Restate the whole listing word for word. Pictures are left out.

* Begin Given data *

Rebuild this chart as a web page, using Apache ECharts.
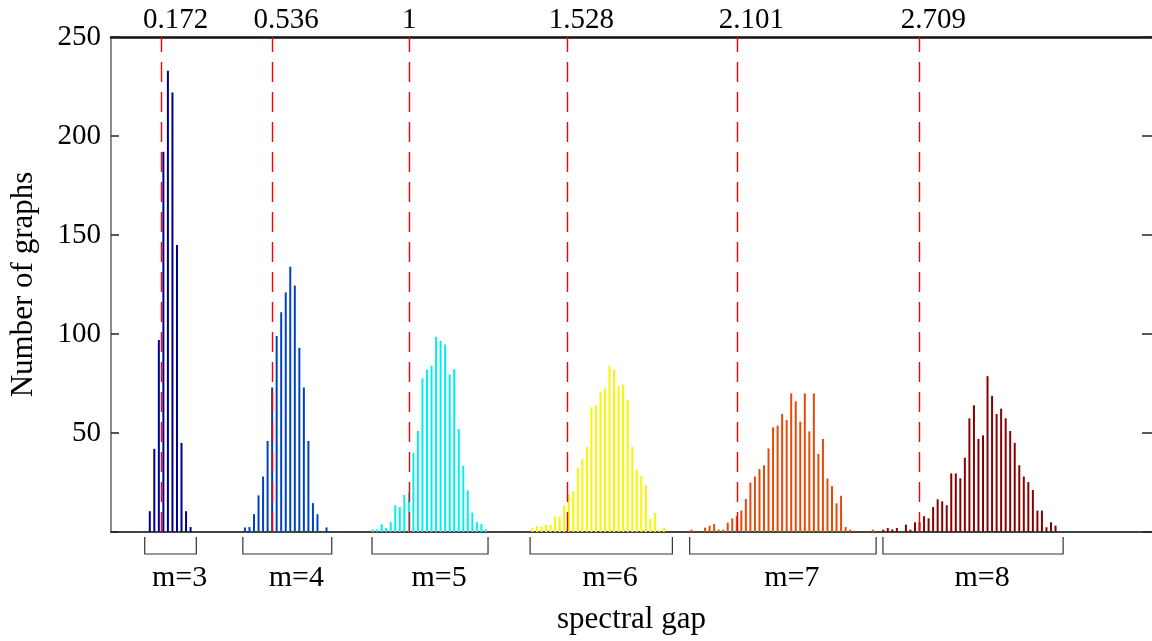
<!DOCTYPE html>
<html>
<head>
<meta charset="utf-8">
<script src="https://cdn.jsdelivr.net/npm/echarts@6/dist/echarts.min.js"></script>
<style>
  html, body { margin: 0; padding: 0; background: #fff; }
  #main { width: 1152px; height: 641px; }
</style>
</head>
<body>
<div id="main"></div>
<script>
// histogram bin width (spectral gap units)
var binWidth = 0.0152;

// group names, colours and first bin centre for each m
var groupNames = ['m=3', 'm=4', 'm=5', 'm=6', 'm=7', 'm=8'];
var groupColors = ['#000090', '#0042c4', '#00f0f0', '#f6f600', '#e64a08', '#880000'];
var groupStarts = [0.130, 0.449, 0.877, 1.413, 1.946, 2.589];

// bar heights (number of graphs)
var m3Counts = [10.5, 42, 97, 192, 233, 222, 145, 45, 10.5, 2.5];
var m4Counts = [2.3, 2.5, 9, 18.5, 28, 46, 73, 99, 111, 121, 134, 124.5, 93, 73, 46, 14.6, 9, 0, 2.3];
var m5Counts = [1.3, 1.3, 3.9, 2, 5, 13.5, 12.5, 18.7, 20, 40, 51, 77.6, 82, 84, 98.6, 96.6, 94.7, 79.6,
  82.3, 52, 33.5, 21, 9.8, 5, 4, 1.3];
var m6Counts = [2, 2.9, 2.9, 3.7, 3.7, 7.7, 7.7, 13.5, 19, 20.7, 32.5, 36.9, 43, 63, 64, 70.7, 72.5, 84,
  82, 73.7, 74.5, 66.8, 43, 31.6, 28.3, 23.7, 6.7, 9.6, 1.2, 2];
var m7Counts = [1.2, 0, 0, 2.2, 3.2, 4, 1.2, 1.2, 4.7, 6.9, 8, 10.8, 16.7, 25, 28, 31.8, 33.7, 42.2, 52.8,
  53.7, 59.6, 56.5, 70, 66, 55.7, 70, 50.8, 70, 39.4, 47, 27, 23.2, 14.5, 18.3, 2.5, 1.2, 0, 0, 0, 0, 1.2];
var m8Counts = [1.2, 2, 1.3, 2, 0, 3.7, 1.2, 4.9, 5, 8, 6.9, 12.6, 16.5, 15.5, 13.5, 29.6, 29.6, 27.1, 37.5,
  57.4, 64, 47, 48.8, 78.7, 68.8, 59.6, 62.3, 57.4, 51, 45, 33.7, 28, 25.2, 21.2, 10.8, 10.8, 2.4, 4.9, 3.2];
var groupCounts = [m3Counts, m4Counts, m5Counts, m6Counts, m7Counts, m8Counts];

// brackets under the axis, [from, to] in spectral gap units
var groupRanges = [[0.113, 0.286], [0.442, 0.740], [0.875, 1.264], [1.405, 1.882], [1.940, 2.565], [2.588, 3.192]];

// red dashed reference lines
var lineValues = [0.172, 0.536, 1, 1.528, 2.101, 2.709];
var lineLabels = ['0.172', '0.536', '1', '1.528', '2.101', '2.709'];

// y axis
var yMax = 250;
var yStep = 50;

var FONT = '"Liberation Serif", "Times New Roman", serif';

var chart = echarts.init(document.getElementById('main'));

var series = groupNames.map(function (name, g) {
  return {
    name: name,
    type: 'bar',
    barWidth: 2,
    barGap: '-100%',
    itemStyle: { color: groupColors[g] },
    data: groupCounts[g].map(function (c, i) {
      return [groupStarts[g] + i * binWidth, c];
    })
  };
});

// the dashed lines and their labels on top
series.push({
  name: 'ref',
  type: 'line',
  data: [],
  markLine: {
    silent: true,
    symbol: ['none', 'none'],
    lineStyle: { color: '#ff0000', type: [20, 10], width: 1.4 },
    label: {
      position: 'end',
      distance: 2,
      color: '#000',
      fontSize: 29,
      fontFamily: FONT
    },
    data: lineValues.map(function (v, i) {
      return {
        xAxis: v,
        label: {
          formatter: lineLabels[i],
          offset: [lineLabels[i].indexOf('.') >= 0 ? 14 : 0, 0]
        }
      };
    })
  }
});

// brackets with m=.. labels under the x axis
series.push({
  name: 'brackets',
  type: 'custom',
  clip: false,
  silent: true,
  encode: { x: [0, 1] },
  data: groupRanges,
  renderItem: function (params, api) {
    var p0 = api.coord([api.value(0), 0]);
    var p1 = api.coord([api.value(1), 0]);
    var y = p0[1];
    return {
      type: 'group',
      children: [{
        type: 'polyline',
        shape: { points: [[p0[0], y + 5], [p0[0], y + 22], [p1[0], y + 22], [p1[0], y + 5]] },
        style: { stroke: '#333', lineWidth: 1.2, fill: null }
      }, {
        type: 'text',
        style: {
          text: groupNames[params.dataIndex],
          x: (p0[0] + p1[0]) / 2 + 9,
          y: y + 46,
          align: 'center',
          verticalAlign: 'middle',
          fontSize: 30,
          fontFamily: FONT,
          fill: '#000'
        }
      }]
    };
  }
});

chart.setOption({
  animation: false,
  grid: { left: 110, right: 0, top: 37, bottom: 109 },
  xAxis: [{
    type: 'value',
    min: 0,
    max: 3.49,
    name: 'spectral gap',
    nameLocation: 'middle',
    nameGap: 72,
    nameTextStyle: { color: '#000', fontSize: 31, fontFamily: FONT },
    axisLine: { onZero: false, lineStyle: { color: '#444', width: 2 } },
    axisTick: { show: false },
    axisLabel: { show: false },
    splitLine: { show: false }
  }, {
    type: 'value',
    position: 'top',
    min: 0,
    max: 3.49,
    axisLine: { show: true, onZero: false, lineStyle: { color: '#111', width: 2.5 } },
    axisTick: { show: false },
    axisLabel: { show: false },
    splitLine: { show: false }
  }],
  yAxis: [{
    type: 'value',
    min: 0,
    max: yMax,
    interval: yStep,
    name: 'Number of graphs',
    nameLocation: 'middle',
    nameGap: 72,
    nameTextStyle: { color: '#000', fontSize: 31, fontFamily: FONT },
    axisLine: { show: true, onZero: false, lineStyle: { color: '#666', width: 1.5 } },
    axisTick: { show: true, inside: true, length: 8, lineStyle: { color: '#222', width: 1.5 } },
    axisLabel: {
      color: '#000',
      fontSize: 29,
      fontFamily: FONT,
      margin: 10,
      formatter: function (v) { return v === 0 ? '' : v; }
    },
    splitLine: { show: false }
  }, {
    type: 'value',
    position: 'right',
    min: 0,
    max: yMax,
    interval: yStep,
    axisLine: { show: false, onZero: false },
    axisTick: { show: true, inside: true, length: 10, lineStyle: { color: '#222', width: 1.5 } },
    axisLabel: { show: false },
    splitLine: { show: false }
  }],
  series: series
});
</script>
</body>
</html>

* End Given data *

» Task result:
Rebuild this chart as a web page, using Apache ECharts.
<!DOCTYPE html>
<html>
<head>
<meta charset="utf-8">
<script src="https://cdn.jsdelivr.net/npm/echarts@6/dist/echarts.min.js"></script>
<style>
  html, body { margin: 0; padding: 0; background: #fff; }
  #main { width: 1152px; height: 641px; }
</style>
</head>
<body>
<div id="main"></div>
<script>
// histogram bin width (spectral gap units)
var binWidth = 0.0152;

// group names, colours and first bin centre for each m
var groupNames = ['m=3', 'm=4', 'm=5', 'm=6', 'm=7', 'm=8'];
var groupColors = ['#000090', '#0042c4', '#00f0f0', '#f6f600', '#e64a08', '#880000'];
var groupStarts = [0.130, 0.449, 0.877, 1.413, 1.946, 2.589];

// bar heights (number of graphs)
var m3Counts = [10.5, 42, 97, 192, 233, 222, 145, 45, 10.5, 2.5];
var m4Counts = [2.3, 2.5, 9, 18.5, 28, 46, 73, 99, 111, 121, 134, 124.5, 93, 73, 46, 14.6, 9, 0, 2.3];
var m5Counts = [1.3, 1.3, 3.9, 2, 5, 13.5, 12.5, 18.7, 20, 40, 51, 77.6, 82, 84, 98.6, 96.6, 94.7, 79.6,
  82.3, 52, 33.5, 21, 9.8, 5, 4, 1.3];
var m6Counts = [2, 2.9, 2.9, 3.7, 3.7, 7.7, 7.7, 13.5, 19, 20.7, 32.5, 36.9, 43, 63, 64, 70.7, 72.5, 84,
  82, 73.7, 74.5, 66.8, 43, 31.6, 28.3, 23.7, 6.7, 9.6, 1.2, 2];
var m7Counts = [1.2, 0, 0, 2.2, 3.2, 4, 1.2, 1.2, 4.7, 6.9, 8, 10.8, 16.7, 25, 28, 31.8, 33.7, 42.2, 52.8,
  53.7, 59.6, 56.5, 70, 66, 55.7, 70, 50.8, 70, 39.4, 47, 27, 23.2, 14.5, 18.3, 2.5, 1.2, 0, 0, 0, 0, 1.2];
var m8Counts = [1.2, 2, 1.3, 2, 0, 3.7, 1.2, 4.9, 5, 8, 6.9, 12.6, 16.5, 15.5, 13.5, 29.6, 29.6, 27.1, 37.5,
  57.4, 64, 47, 48.8, 78.7, 68.8, 59.6, 62.3, 57.4, 51, 45, 33.7, 28, 25.2, 21.2, 10.8, 10.8, 2.4, 4.9, 3.2];
var groupCounts = [m3Counts, m4Counts, m5Counts, m6Counts, m7Counts, m8Counts];

// brackets under the axis, [from, to] in spectral gap units
var groupRanges = [[0.113, 0.286], [0.442, 0.740], [0.875, 1.264], [1.405, 1.882], [1.940, 2.565], [2.588, 3.192]];

// red dashed reference lines
var lineValues = [0.172, 0.536, 1, 1.528, 2.101, 2.709];
var lineLabels = ['0.172', '0.536', '1', '1.528', '2.101', '2.709'];

// y axis
var yMax = 250;
var yStep = 50;

var FONT = '"Liberation Serif", "Times New Roman", serif';

var chart = echarts.init(document.getElementById('main'));

var series = groupNames.map(function (name, g) {
  return {
    name: name,
    type: 'bar',
    barWidth: 2,
    barGap: '-100%',
    itemStyle: { color: groupColors[g] },
    data: groupCounts[g].map(function (c, i) {
      return [groupStarts[g] + i * binWidth, c];
    })
  };
});

// the dashed lines and their labels on top
series.push({
  name: 'ref',
  type: 'line',
  data: [],
  markLine: {
    silent: true,
    symbol: ['none', 'none'],
    lineStyle: { color: '#ff0000', type: [20, 10], width: 1.4 },
    label: {
      position: 'end',
      distance: 2,
      color: '#000',
      fontSize: 29,
      fontFamily: FONT
    },
    data: lineValues.map(function (v, i) {
      return {
        xAxis: v,
        label: {
          formatter: lineLabels[i],
          offset: [lineLabels[i].indexOf('.') >= 0 ? 14 : 0, 0]
        }
      };
    })
  }
});

// brackets with m=.. labels under the x axis
series.push({
  name: 'brackets',
  type: 'custom',
  clip: false,
  silent: true,
  encode: { x: [0, 1] },
  data: groupRanges,
  renderItem: function (params, api) {
    var p0 = api.coord([api.value(0), 0]);
    var p1 = api.coord([api.value(1), 0]);
    var y = p0[1];
    return {
      type: 'group',
      children: [{
        type: 'polyline',
        shape: { points: [[p0[0], y + 5], [p0[0], y + 22], [p1[0], y + 22], [p1[0], y + 5]] },
        style: { stroke: '#333', lineWidth: 1.2, fill: null }
      }, {
        type: 'text',
        style: {
          text: groupNames[params.dataIndex],
          x: (p0[0] + p1[0]) / 2 + 9,
          y: y + 46,
          align: 'center',
          verticalAlign: 'middle',
          fontSize: 30,
          fontFamily: FONT,
          fill: '#000'
        }
      }]
    };
  }
});

chart.setOption({
  animation: false,
  grid: { left: 110, right: 0, top: 37, bottom: 109 },
  xAxis: [{
    type: 'value',
    min: 0,
    max: 3.49,
    name: 'spectral gap',
    nameLocation: 'middle',
    nameGap: 72,
    nameTextStyle: { color: '#000', fontSize: 31, fontFamily: FONT },
    axisLine: { onZero: false, lineStyle: { color: '#444', width: 2 } },
    axisTick: { show: false },
    axisLabel: { show: false },
    splitLine: { show: false }
  }, {
    type: 'value',
    position: 'top',
    min: 0,
    max: 3.49,
    axisLine: { show: true, onZero: false, lineStyle: { color: '#111', width: 2.5 } },
    axisTick: { show: false },
    axisLabel: { show: false },
    splitLine: { show: false }
  }],
  yAxis: [{
    type: 'value',
    min: 0,
    max: yMax,
    interval: yStep,
    name: 'Number of graphs',
    nameLocation: 'middle',
    nameGap: 72,
    nameTextStyle: { color: '#000', fontSize: 31, fontFamily: FONT },
    axisLine: { show: true, onZero: false, lineStyle: { color: '#666', width: 1.5 } },
    axisTick: { show: true, inside: true, length: 8, lineStyle: { color: '#222', width: 1.5 } },
    axisLabel: {
      color: '#000',
      fontSize: 29,
      fontFamily: FONT,
      margin: 10,
      formatter: function (v) { return v === 0 ? '' : v; }
    },
    splitLine: { show: false }
  }, {
    type: 'value',
    position: 'right',
    min: 0,
    max: yMax,
    interval: yStep,
    axisLine: { show: false, onZero: false },
    axisTick: { show: true, inside: true, length: 10, lineStyle: { color: '#222', width: 1.5 } },
    axisLabel: { show: false },
    splitLine: { show: false }
  }],
  series: series
});
</script>
</body>
</html>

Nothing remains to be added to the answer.